BEGIN
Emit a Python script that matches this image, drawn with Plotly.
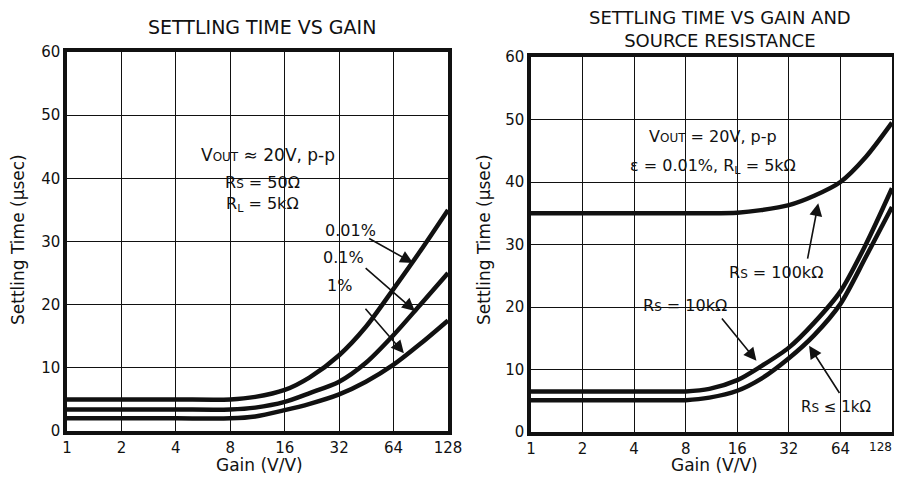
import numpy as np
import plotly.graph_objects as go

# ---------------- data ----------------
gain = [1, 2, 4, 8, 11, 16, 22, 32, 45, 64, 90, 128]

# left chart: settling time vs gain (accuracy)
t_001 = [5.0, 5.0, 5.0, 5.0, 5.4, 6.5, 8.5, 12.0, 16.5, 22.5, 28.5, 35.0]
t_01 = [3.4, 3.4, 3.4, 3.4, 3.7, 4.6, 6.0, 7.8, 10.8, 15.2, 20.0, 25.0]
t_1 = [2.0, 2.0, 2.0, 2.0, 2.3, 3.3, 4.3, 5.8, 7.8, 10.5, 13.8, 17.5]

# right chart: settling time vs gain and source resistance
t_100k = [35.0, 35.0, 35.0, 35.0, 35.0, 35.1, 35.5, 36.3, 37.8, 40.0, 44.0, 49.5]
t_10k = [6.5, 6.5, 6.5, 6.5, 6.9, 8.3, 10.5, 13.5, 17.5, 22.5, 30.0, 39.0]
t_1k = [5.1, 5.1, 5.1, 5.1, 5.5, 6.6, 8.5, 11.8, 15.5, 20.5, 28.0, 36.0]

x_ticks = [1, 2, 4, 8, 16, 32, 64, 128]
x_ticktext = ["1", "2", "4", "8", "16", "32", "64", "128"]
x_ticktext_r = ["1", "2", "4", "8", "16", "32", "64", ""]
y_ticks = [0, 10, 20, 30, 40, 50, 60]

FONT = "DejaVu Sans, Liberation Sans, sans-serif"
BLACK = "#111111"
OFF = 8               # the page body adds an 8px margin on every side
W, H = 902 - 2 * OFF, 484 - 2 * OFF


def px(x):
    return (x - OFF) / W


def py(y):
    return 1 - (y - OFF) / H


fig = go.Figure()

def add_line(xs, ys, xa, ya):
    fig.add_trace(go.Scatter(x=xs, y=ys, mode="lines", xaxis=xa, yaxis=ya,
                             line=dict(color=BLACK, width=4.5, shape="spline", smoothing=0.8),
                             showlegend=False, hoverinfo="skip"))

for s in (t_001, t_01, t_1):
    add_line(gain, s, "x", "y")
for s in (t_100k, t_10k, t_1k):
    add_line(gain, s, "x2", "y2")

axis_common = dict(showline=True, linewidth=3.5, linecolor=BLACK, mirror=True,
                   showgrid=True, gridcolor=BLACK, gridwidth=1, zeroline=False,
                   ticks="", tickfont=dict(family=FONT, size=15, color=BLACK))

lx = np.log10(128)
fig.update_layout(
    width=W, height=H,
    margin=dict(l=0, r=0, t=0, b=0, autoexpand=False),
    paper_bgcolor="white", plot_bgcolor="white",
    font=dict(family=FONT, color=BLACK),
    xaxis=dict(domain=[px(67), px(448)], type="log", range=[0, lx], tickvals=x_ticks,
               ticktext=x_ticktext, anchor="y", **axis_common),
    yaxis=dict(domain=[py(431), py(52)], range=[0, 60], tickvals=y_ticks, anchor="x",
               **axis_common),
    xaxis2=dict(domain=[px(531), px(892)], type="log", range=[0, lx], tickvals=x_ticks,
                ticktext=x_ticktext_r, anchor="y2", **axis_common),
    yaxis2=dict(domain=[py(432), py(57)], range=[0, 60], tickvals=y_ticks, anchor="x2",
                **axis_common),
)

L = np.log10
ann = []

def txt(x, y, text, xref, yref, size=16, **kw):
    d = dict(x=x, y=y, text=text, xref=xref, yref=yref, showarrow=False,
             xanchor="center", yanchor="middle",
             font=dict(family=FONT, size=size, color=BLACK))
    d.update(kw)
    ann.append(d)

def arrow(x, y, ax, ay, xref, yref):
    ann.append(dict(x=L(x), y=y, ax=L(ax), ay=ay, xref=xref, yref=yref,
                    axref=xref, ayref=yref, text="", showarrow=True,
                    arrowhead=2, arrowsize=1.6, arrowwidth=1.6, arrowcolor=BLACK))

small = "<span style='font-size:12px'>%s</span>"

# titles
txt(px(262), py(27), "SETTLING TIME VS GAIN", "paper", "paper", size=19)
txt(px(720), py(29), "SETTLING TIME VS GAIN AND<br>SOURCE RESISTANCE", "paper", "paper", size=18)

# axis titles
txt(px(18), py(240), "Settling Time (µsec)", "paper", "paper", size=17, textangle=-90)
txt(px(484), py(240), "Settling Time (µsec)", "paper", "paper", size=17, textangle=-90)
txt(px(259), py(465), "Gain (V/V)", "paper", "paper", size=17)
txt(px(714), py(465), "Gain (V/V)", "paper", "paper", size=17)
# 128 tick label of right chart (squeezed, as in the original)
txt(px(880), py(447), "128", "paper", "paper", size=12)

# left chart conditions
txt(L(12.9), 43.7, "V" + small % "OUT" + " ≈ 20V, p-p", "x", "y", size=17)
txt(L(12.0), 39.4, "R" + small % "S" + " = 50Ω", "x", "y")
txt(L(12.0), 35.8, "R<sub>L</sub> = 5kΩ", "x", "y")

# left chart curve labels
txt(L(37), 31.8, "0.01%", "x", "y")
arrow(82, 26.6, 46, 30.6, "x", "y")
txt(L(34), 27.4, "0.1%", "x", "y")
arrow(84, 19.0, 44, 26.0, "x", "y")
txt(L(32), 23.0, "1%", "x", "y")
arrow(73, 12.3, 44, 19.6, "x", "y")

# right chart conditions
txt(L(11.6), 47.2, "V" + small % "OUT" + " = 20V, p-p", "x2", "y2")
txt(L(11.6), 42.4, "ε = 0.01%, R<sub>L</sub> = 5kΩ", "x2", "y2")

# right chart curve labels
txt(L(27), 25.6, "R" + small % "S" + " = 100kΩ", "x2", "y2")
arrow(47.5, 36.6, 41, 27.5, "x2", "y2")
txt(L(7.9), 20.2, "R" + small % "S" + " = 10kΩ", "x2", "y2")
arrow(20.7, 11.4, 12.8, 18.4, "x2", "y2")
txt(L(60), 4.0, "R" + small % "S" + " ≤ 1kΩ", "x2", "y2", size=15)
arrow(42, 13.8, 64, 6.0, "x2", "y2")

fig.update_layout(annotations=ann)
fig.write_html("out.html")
END
§ **WHAT YOU SHOULD DO**
From the top of the listing above, repeat each line exactly until you reach the line containing "64, 90, 128]", and repeat that one too. Leave the pictures out.

§ **SOLUTION TO THIS TASK**
Emit a Python script that matches this image, drawn with Plotly.
import numpy as np
import plotly.graph_objects as go

# ---------------- data ----------------
gain = [1, 2, 4, 8, 11, 16, 22, 32, 45, 64, 90, 128]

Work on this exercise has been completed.